**To do**
Give the data below again exactly as it stands. Omit the pictures.

**Data excerpt**
════

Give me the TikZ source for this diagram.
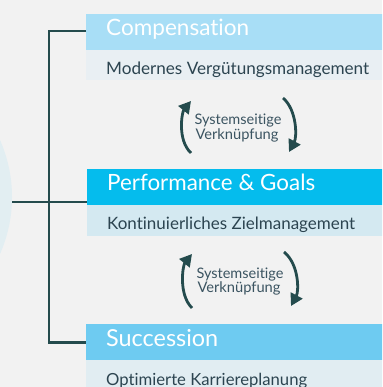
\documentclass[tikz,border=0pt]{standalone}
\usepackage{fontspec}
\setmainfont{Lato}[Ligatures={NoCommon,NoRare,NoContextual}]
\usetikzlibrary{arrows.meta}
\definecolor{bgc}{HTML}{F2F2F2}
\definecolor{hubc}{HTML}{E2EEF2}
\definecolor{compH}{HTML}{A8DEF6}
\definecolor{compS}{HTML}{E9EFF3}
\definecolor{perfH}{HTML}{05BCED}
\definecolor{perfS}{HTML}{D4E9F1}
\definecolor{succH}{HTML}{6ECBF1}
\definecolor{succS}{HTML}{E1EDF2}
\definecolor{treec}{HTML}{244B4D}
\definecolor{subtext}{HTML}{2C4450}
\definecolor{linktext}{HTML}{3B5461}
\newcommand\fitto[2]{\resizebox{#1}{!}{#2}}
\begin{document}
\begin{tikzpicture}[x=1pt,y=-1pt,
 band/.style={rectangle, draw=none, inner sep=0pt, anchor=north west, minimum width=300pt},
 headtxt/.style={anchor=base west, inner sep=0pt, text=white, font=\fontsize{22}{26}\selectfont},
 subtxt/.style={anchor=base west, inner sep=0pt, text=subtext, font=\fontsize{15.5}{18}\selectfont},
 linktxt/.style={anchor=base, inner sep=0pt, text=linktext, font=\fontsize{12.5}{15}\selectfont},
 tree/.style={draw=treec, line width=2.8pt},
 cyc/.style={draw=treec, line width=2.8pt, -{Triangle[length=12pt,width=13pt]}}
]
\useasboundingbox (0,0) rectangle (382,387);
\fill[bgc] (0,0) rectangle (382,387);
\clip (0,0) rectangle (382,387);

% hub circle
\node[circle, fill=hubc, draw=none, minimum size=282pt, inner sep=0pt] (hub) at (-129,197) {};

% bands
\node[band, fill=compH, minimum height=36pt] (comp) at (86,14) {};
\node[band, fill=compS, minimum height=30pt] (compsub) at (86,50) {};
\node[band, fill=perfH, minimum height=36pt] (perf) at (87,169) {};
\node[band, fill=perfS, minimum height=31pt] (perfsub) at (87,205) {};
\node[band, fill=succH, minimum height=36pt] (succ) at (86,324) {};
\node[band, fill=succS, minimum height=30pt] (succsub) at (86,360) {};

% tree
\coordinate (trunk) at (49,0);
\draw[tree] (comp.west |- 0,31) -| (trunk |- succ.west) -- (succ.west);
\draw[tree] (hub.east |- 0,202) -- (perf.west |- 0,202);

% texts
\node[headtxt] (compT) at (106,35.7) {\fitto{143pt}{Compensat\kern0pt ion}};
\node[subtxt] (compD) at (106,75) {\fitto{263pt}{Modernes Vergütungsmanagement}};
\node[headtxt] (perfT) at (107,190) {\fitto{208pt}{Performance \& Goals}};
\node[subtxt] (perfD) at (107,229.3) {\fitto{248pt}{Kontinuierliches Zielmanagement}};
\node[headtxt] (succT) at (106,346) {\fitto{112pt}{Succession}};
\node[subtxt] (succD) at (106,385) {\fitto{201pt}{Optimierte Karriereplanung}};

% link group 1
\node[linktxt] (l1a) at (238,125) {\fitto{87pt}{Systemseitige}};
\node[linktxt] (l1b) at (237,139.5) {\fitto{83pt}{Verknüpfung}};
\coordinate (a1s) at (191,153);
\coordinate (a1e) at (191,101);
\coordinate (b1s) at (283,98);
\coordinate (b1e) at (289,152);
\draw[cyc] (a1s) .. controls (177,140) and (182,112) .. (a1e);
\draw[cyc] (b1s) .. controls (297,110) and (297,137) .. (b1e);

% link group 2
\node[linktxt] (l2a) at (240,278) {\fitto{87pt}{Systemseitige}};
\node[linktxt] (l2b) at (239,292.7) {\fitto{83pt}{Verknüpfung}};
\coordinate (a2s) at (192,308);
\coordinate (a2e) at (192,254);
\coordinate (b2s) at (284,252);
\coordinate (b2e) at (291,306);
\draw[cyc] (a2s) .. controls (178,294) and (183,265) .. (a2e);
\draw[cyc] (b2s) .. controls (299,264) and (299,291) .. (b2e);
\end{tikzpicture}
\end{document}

════

**Expected answer**
Give me the TikZ source for this diagram.
\documentclass[tikz,border=0pt]{standalone}
\usepackage{fontspec}
\setmainfont{Lato}[Ligatures={NoCommon,NoRare,NoContextual}]
\usetikzlibrary{arrows.meta}
\definecolor{bgc}{HTML}{F2F2F2}
\definecolor{hubc}{HTML}{E2EEF2}
\definecolor{compH}{HTML}{A8DEF6}
\definecolor{compS}{HTML}{E9EFF3}
\definecolor{perfH}{HTML}{05BCED}
\definecolor{perfS}{HTML}{D4E9F1}
\definecolor{succH}{HTML}{6ECBF1}
\definecolor{succS}{HTML}{E1EDF2}
\definecolor{treec}{HTML}{244B4D}
\definecolor{subtext}{HTML}{2C4450}
\definecolor{linktext}{HTML}{3B5461}
\newcommand\fitto[2]{\resizebox{#1}{!}{#2}}
\begin{document}
\begin{tikzpicture}[x=1pt,y=-1pt,
 band/.style={rectangle, draw=none, inner sep=0pt, anchor=north west, minimum width=300pt},
 headtxt/.style={anchor=base west, inner sep=0pt, text=white, font=\fontsize{22}{26}\selectfont},
 subtxt/.style={anchor=base west, inner sep=0pt, text=subtext, font=\fontsize{15.5}{18}\selectfont},
 linktxt/.style={anchor=base, inner sep=0pt, text=linktext, font=\fontsize{12.5}{15}\selectfont},
 tree/.style={draw=treec, line width=2.8pt},
 cyc/.style={draw=treec, line width=2.8pt, -{Triangle[length=12pt,width=13pt]}}
]
\useasboundingbox (0,0) rectangle (382,387);
\fill[bgc] (0,0) rectangle (382,387);
\clip (0,0) rectangle (382,387);

% hub circle
\node[circle, fill=hubc, draw=none, minimum size=282pt, inner sep=0pt] (hub) at (-129,197) {};

% bands
\node[band, fill=compH, minimum height=36pt] (comp) at (86,14) {};
\node[band, fill=compS, minimum height=30pt] (compsub) at (86,50) {};
\node[band, fill=perfH, minimum height=36pt] (perf) at (87,169) {};
\node[band, fill=perfS, minimum height=31pt] (perfsub) at (87,205) {};
\node[band, fill=succH, minimum height=36pt] (succ) at (86,324) {};
\node[band, fill=succS, minimum height=30pt] (succsub) at (86,360) {};

% tree
\coordinate (trunk) at (49,0);
\draw[tree] (comp.west |- 0,31) -| (trunk |- succ.west) -- (succ.west);
\draw[tree] (hub.east |- 0,202) -- (perf.west |- 0,202);

% texts
\node[headtxt] (compT) at (106,35.7) {\fitto{143pt}{Compensat\kern0pt ion}};
\node[subtxt] (compD) at (106,75) {\fitto{263pt}{Modernes Vergütungsmanagement}};
\node[headtxt] (perfT) at (107,190) {\fitto{208pt}{Performance \& Goals}};
\node[subtxt] (perfD) at (107,229.3) {\fitto{248pt}{Kontinuierliches Zielmanagement}};
\node[headtxt] (succT) at (106,346) {\fitto{112pt}{Succession}};
\node[subtxt] (succD) at (106,385) {\fitto{201pt}{Optimierte Karriereplanung}};

% link group 1
\node[linktxt] (l1a) at (238,125) {\fitto{87pt}{Systemseitige}};
\node[linktxt] (l1b) at (237,139.5) {\fitto{83pt}{Verknüpfung}};
\coordinate (a1s) at (191,153);
\coordinate (a1e) at (191,101);
\coordinate (b1s) at (283,98);
\coordinate (b1e) at (289,152);
\draw[cyc] (a1s) .. controls (177,140) and (182,112) .. (a1e);
\draw[cyc] (b1s) .. controls (297,110) and (297,137) .. (b1e);

% link group 2
\node[linktxt] (l2a) at (240,278) {\fitto{87pt}{Systemseitige}};
\node[linktxt] (l2b) at (239,292.7) {\fitto{83pt}{Verknüpfung}};
\coordinate (a2s) at (192,308);
\coordinate (a2e) at (192,254);
\coordinate (b2s) at (284,252);
\coordinate (b2e) at (291,306);
\draw[cyc] (a2s) .. controls (178,294) and (183,265) .. (a2e);
\draw[cyc] (b2s) .. controls (299,264) and (299,291) .. (b2e);
\end{tikzpicture}
\end{document}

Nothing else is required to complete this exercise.